History teaches us that spiritual giants like Dr. King and Mahatma Gandhi used nonviolence to shake the foundations of empire, and we admire them and even mythologize them. Their example teaches us that strength of will, dedication to peace, and a ferocious love of humanity – a warrior’s love – can change the course of history. But Robert wasn’t a giant. He was an eleven-year-old boy who treaded lightly on the earth, and so his lesson is perhaps even more vital: Even the very small and modest can oppose hostility and violence without resorting to either. 

 

It’s cliché to say that peace is brought about through strength because what most people mean by that is pax baculum, peace through the cudgel – peace through threat of force. What Dr. King and Mahatma Gandhi taught, and what Robert enacted, was thought and action of a much higher order. Their acts of power, through commitment to peace and to a mutual preservation of life, rendered them what in Japanese is called katsu jin ken, or the “life-giving sword.”

 

Power used in the service of compassion and integrity allows the individual to serve society. This is one of the grander aspirations of martial arts and what elevates sul (technique or methods) to do (way of life or way of being). Great skill and power provides the opportunity – the option – to be merciful, and with the opportunity to be merciful comes the obligation to be merciful. In a serious encounter, where life may be lost on either side, to dare to spare your opponent, to become a life-giving sword and not a life-taking sword, requires exceptional skill and courage.

 

By offering his hand in friendship in response to the boy’s threat, Robert offered him a choice, an opportunity to take another path. To be fearful or weak in that moment would have caused his actions to fail. Somehow, with no formal training, Robert was able to naturally and organically harness and direct his ki to resolve the encounter in a peaceful way.

 

Ki is often vaguely conceptualized as “spiritual” power or “internal energy,” but it can be understood in a more substantial way as a sort of focused application of breath, intention, dynamic relaxation, extension, posture, focus, body mechanics, weight, extension, timing, acceleration, and hip movement.
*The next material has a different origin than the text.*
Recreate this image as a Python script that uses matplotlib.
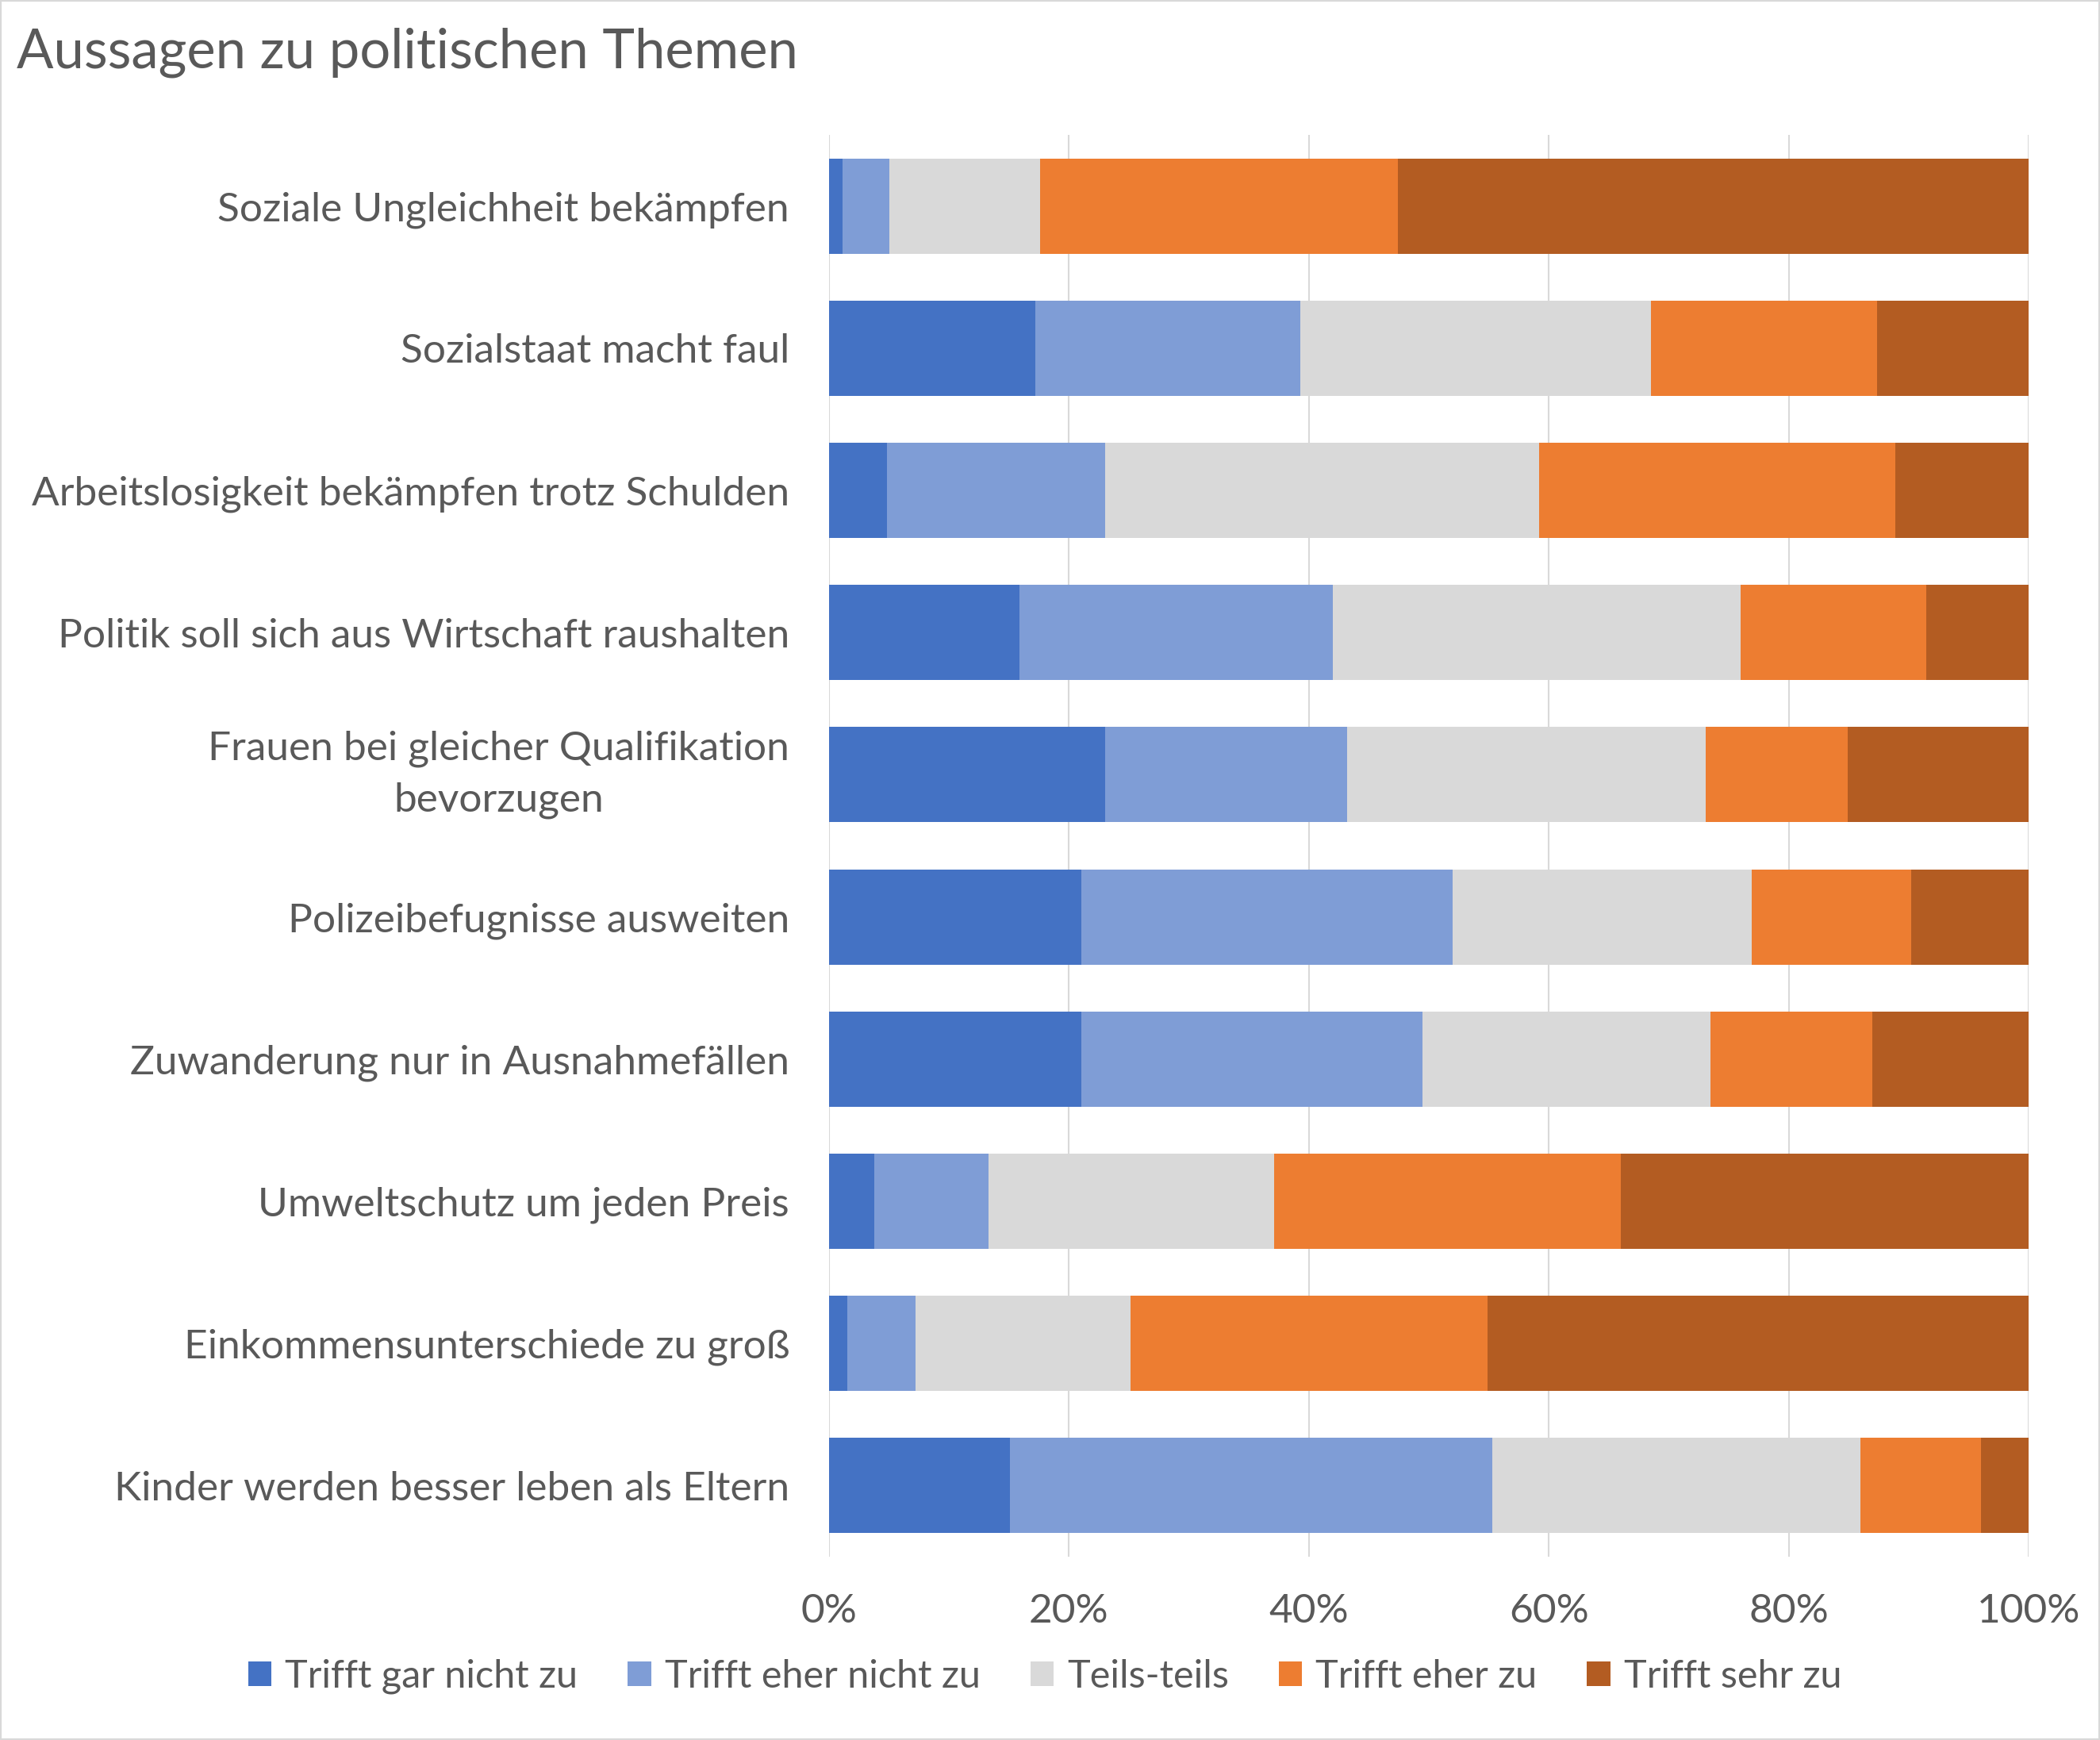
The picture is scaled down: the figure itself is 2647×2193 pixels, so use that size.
import matplotlib.pyplot as plt
from matplotlib.patches import Rectangle, Patch
import numpy as np

plt.rcParams['font.family'] = ['Lato', 'DejaVu Sans']

# Aussagen (von oben nach unten)
statements = [
    'Soziale Ungleichheit bekämpfen',
    'Sozialstaat macht faul',
    'Arbeitslosigkeit bekämpfen trotz Schulden',
    'Politik soll sich aus Wirtschaft raushalten',
    'Frauen bei gleicher Qualifikation\nbevorzugen',
    'Polizeibefugnisse ausweiten',
    'Zuwanderung nur in Ausnahmefällen',
    'Umweltschutz um jeden Preis',
    'Einkommensunterschiede zu groß',
    'Kinder werden besser leben als Eltern',
]

# Anteile in Prozent
gar_nicht = [1.1, 17.2, 4.8, 15.9, 23.0, 21.0, 21.0, 3.8, 1.5, 15.1]
eher_nicht = [3.9, 22.1, 18.2, 26.1, 20.2, 31.0, 28.5, 9.5, 5.7, 40.2]
teils = [12.6, 29.2, 36.2, 34.0, 29.9, 24.9, 24.0, 23.8, 17.9, 30.7]
eher_zu = [29.8, 18.9, 29.7, 15.5, 11.8, 13.3, 13.5, 28.9, 29.8, 10.0]
sehr_zu = [52.6, 12.6, 11.1, 8.5, 15.1, 9.8, 13.0, 34.0, 45.1, 4.0]

series_names = ['Trifft gar nicht zu', 'Trifft eher nicht zu', 'Teils-teils',
                'Trifft eher zu', 'Trifft sehr zu']
colors = ['#4472C4', '#7F9DD6', '#D9D9D9', '#ED7D31', '#B35C22']
ticks = [0, 20, 40, 60, 80, 100]
tick_labels = ['0%', '20%', '40%', '60%', '80%', '100%']

text_col = '#595959'

W, H = 2647, 2193
fig = plt.figure(figsize=(W / 100, H / 100), dpi=100)
ax = fig.add_axes([1045 / W, 1 - 1962 / H, (2557 - 1045) / W, (1962 - 170) / H])

y = np.arange(len(statements))
left = np.zeros(len(statements))
for vals, name, col in zip([gar_nicht, eher_nicht, teils, eher_zu, sehr_zu], series_names, colors):
    ax.barh(y, vals, left=left, height=0.67, color=col, label=name, zorder=3)
    left += np.array(vals)

ax.set_xlim(0, 100)
ax.set_ylim(len(statements) - 0.5, -0.5)
ax.set_yticks(y)
ax.set_yticklabels(statements, fontsize=37, color=text_col, multialignment='center',
                   linespacing=1.5)
ax.set_xticks(ticks)
ax.set_xticklabels(tick_labels, fontsize=37, color=text_col)
ax.tick_params(axis='both', length=0)
ax.tick_params(axis='x', pad=33)
ax.tick_params(axis='y', pad=0)

for lab in ax.get_yticklabels():
    lab.set_x(-0.033)
    lab.set_ha('right')
    if '\n' in lab.get_text():
        lab.set_va('center')

ax.grid(axis='x', color='#D9D9D9', lw=1.5, zorder=0)
for s in ax.spines.values():
    s.set_visible(False)

fig.text(21 / W, 1 - 86 / H, 'Aussagen zu politischen Themen', fontsize=49.5,
         color=text_col, ha='left', va='baseline')

handles = [Patch(facecolor=c) for c in colors]
fig.legend(handles, series_names, loc='center', bbox_to_anchor=(1317 / W, 1 - 2113 / H),
           ncol=5, frameon=False, fontsize=35, labelcolor=text_col,
           handlelength=0.6, handleheight=0.6, handletextpad=0.35, columnspacing=1.3)

fig.patches.append(Rectangle((0, 0), 1, 1, transform=fig.transFigure, fill=False,
                             edgecolor='#D9D9D9', lw=3))

fig.savefig('out.png', dpi=100, facecolor='white')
It is easy to see how this manifests physically in breaking boards, concrete, bones, and other material objects.

 

Ki may also be expressed in everyday speech or gesture. In social interaction, ki may be understood as coordinated breath, intention, dynamic relaxation, focus, posture, temperament, poise, timing, acquired wisdom, verbal fluency, intuition, compassion, spiritual centeredness, and voice quality or tone.

 

In martial arts training, we are taught to shout in order to focus our power in delivering a strike or kick. We call this shout a kihap because it is meant to unify or coordinate (hap) our energy (ki). But the kihap isn’t actually the shout itself. The shout can summon the kihap or may itself be a sonic expression of kihap, but the kihap itself takes place deep within ourselves and may be completely silent.

 

The silent kihap is used to summon our whole selves – all the multitudinous diverse elements – and to invest it in our daily conduct. Its manifestation may be seen in focusing the will to undertake challenges, to endure adversity, to influence the thoughts and actions of others, and to bring about peace. It’s ironic that this ability is forged through the practice of interpersonal combat, yet it remains the higher purpose of martial arts training.